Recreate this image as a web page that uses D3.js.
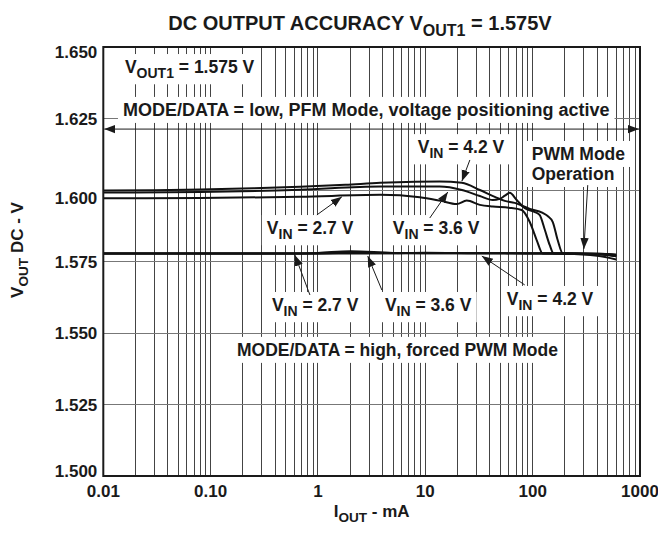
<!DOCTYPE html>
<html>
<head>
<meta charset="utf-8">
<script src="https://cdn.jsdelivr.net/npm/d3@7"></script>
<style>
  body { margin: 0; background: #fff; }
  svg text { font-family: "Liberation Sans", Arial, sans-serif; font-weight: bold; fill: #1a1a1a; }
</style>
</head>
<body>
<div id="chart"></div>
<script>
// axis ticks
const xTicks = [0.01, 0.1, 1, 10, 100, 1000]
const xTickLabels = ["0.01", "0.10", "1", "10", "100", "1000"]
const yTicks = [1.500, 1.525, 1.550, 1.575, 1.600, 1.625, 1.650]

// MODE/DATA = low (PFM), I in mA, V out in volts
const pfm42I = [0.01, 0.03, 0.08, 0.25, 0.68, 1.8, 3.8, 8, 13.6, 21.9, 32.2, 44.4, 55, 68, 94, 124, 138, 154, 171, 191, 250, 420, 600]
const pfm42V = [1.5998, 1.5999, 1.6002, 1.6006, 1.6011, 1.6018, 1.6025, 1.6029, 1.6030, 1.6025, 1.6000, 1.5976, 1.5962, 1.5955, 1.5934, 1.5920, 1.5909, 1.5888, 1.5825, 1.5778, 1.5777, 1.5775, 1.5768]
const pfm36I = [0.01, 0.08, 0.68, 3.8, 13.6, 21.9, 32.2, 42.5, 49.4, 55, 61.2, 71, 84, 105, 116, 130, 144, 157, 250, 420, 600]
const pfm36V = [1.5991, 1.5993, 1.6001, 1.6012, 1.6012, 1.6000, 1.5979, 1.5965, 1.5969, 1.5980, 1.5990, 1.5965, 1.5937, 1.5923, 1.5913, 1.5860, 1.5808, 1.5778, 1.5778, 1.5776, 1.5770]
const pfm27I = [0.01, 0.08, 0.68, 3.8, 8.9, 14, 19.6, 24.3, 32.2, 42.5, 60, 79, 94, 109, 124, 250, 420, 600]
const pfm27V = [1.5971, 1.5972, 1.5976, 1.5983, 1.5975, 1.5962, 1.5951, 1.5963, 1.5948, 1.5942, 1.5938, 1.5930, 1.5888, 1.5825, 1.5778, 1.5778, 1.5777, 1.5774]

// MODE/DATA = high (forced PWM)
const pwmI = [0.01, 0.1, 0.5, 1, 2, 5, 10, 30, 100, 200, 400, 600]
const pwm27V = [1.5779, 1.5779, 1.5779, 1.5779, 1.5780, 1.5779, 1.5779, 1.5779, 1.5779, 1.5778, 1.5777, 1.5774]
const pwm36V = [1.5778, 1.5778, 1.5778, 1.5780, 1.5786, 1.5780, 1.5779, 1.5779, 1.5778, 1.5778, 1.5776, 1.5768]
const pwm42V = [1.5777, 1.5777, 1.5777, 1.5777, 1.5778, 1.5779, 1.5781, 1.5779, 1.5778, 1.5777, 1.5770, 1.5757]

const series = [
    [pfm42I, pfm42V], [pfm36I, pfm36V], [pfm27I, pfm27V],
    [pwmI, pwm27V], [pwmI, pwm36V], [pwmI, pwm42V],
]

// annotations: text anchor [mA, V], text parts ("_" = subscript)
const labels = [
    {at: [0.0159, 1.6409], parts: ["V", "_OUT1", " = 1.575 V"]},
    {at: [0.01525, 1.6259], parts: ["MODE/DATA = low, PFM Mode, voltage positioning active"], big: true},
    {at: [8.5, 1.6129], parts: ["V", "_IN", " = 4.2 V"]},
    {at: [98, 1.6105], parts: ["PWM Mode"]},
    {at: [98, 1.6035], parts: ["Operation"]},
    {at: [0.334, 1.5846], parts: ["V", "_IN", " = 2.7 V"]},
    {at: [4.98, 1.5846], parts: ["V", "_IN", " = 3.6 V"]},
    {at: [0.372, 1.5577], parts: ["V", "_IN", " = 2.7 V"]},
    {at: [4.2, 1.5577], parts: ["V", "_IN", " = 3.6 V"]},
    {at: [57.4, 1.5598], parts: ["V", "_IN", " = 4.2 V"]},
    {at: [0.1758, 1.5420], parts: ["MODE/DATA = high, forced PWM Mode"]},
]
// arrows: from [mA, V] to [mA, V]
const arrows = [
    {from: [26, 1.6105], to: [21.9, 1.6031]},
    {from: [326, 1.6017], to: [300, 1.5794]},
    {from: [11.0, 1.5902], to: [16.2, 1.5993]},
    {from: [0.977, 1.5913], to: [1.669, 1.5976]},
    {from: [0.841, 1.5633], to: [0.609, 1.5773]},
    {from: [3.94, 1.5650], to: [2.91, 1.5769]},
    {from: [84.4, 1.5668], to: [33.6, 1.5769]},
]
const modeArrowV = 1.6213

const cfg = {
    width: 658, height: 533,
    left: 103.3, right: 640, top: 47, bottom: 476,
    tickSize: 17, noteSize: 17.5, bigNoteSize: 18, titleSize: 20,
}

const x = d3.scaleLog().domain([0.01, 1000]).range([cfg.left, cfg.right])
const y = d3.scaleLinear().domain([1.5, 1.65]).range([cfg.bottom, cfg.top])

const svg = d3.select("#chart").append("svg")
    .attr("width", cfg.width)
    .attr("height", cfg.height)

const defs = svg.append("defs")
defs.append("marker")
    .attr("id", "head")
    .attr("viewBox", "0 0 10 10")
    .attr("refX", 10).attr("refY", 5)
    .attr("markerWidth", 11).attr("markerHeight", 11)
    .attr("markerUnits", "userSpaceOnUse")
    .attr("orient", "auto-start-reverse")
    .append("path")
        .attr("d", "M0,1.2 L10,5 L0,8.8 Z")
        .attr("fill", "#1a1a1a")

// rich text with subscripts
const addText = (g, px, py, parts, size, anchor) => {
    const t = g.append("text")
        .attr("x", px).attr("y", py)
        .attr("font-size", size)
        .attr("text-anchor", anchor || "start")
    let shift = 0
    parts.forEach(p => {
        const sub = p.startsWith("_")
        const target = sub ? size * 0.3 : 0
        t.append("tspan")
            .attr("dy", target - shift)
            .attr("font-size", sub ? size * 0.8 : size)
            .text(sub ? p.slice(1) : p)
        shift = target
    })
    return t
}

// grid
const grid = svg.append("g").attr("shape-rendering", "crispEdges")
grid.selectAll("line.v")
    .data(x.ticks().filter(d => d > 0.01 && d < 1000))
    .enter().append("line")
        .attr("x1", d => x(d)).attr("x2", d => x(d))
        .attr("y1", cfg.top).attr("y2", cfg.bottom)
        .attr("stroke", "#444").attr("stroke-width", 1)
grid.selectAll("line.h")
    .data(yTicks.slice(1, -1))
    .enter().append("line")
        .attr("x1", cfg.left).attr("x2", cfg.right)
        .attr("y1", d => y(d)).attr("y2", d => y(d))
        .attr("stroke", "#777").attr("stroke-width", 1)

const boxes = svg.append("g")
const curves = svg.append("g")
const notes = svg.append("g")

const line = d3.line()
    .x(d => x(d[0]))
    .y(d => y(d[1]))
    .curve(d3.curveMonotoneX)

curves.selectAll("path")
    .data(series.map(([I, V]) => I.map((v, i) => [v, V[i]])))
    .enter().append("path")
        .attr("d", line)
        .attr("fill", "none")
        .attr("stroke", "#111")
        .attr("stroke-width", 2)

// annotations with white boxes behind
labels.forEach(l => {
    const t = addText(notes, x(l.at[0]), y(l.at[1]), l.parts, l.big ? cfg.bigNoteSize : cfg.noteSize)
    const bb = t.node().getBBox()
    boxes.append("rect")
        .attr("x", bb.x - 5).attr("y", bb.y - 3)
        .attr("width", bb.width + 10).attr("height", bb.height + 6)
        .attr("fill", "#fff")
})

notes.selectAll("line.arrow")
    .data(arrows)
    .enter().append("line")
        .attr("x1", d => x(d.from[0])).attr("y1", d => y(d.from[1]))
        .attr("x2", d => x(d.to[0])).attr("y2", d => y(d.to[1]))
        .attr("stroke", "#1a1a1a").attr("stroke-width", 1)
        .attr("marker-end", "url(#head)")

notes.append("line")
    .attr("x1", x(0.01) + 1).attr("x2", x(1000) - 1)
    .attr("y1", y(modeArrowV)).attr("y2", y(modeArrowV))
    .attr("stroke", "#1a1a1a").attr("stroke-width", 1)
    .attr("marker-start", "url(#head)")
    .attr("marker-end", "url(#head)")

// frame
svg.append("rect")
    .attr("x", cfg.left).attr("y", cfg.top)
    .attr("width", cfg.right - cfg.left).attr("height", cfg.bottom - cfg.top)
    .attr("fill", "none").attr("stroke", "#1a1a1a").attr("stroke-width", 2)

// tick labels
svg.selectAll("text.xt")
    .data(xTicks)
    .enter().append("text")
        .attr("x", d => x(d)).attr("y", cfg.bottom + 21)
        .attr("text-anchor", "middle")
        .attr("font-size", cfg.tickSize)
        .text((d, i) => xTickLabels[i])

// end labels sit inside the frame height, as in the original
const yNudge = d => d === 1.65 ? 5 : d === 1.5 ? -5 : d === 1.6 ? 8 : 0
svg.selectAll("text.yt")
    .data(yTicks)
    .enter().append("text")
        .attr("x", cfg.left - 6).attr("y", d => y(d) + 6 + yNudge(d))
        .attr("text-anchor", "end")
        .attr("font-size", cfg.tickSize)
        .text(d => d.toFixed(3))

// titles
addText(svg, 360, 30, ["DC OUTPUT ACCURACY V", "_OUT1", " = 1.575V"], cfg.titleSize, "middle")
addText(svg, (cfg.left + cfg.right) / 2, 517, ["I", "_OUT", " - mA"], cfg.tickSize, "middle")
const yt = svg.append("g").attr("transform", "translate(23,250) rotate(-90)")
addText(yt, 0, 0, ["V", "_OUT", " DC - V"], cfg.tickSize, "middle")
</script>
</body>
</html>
═══
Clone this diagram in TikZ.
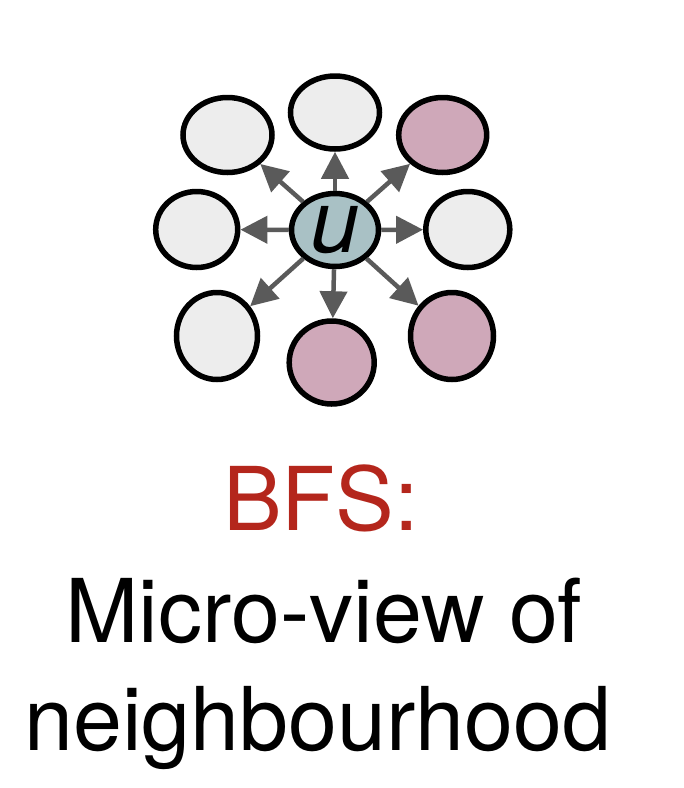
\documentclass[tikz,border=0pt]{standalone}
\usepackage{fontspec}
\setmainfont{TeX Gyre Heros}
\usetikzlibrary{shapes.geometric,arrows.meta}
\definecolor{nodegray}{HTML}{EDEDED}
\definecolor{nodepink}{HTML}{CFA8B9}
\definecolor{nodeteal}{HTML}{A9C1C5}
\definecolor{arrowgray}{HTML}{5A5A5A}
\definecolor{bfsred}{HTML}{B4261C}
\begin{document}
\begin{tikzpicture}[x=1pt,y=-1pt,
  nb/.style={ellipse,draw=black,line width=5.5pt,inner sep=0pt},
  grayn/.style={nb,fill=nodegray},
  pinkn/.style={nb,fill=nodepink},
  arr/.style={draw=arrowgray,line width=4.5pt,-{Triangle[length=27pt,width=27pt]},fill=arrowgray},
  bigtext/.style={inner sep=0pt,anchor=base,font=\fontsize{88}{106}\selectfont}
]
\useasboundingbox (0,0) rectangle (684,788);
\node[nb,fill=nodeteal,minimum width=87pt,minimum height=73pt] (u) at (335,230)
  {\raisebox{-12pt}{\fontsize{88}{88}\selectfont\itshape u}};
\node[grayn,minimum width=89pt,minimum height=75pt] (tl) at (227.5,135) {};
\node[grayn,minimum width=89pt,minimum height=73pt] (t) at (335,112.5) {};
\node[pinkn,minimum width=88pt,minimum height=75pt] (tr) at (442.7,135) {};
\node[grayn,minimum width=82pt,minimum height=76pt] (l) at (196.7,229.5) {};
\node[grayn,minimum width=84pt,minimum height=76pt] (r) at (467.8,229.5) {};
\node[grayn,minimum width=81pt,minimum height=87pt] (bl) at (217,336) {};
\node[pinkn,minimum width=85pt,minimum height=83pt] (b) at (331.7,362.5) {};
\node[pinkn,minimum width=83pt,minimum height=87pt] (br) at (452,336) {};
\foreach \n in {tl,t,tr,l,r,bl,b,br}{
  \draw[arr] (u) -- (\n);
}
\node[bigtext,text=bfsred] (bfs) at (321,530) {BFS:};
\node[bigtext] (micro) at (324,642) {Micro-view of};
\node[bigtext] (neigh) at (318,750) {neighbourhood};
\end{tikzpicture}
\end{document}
═══
Collect each line above holding the string "this".

Recreate this image as a web page that uses D3.js.
Clone this diagram in TikZ.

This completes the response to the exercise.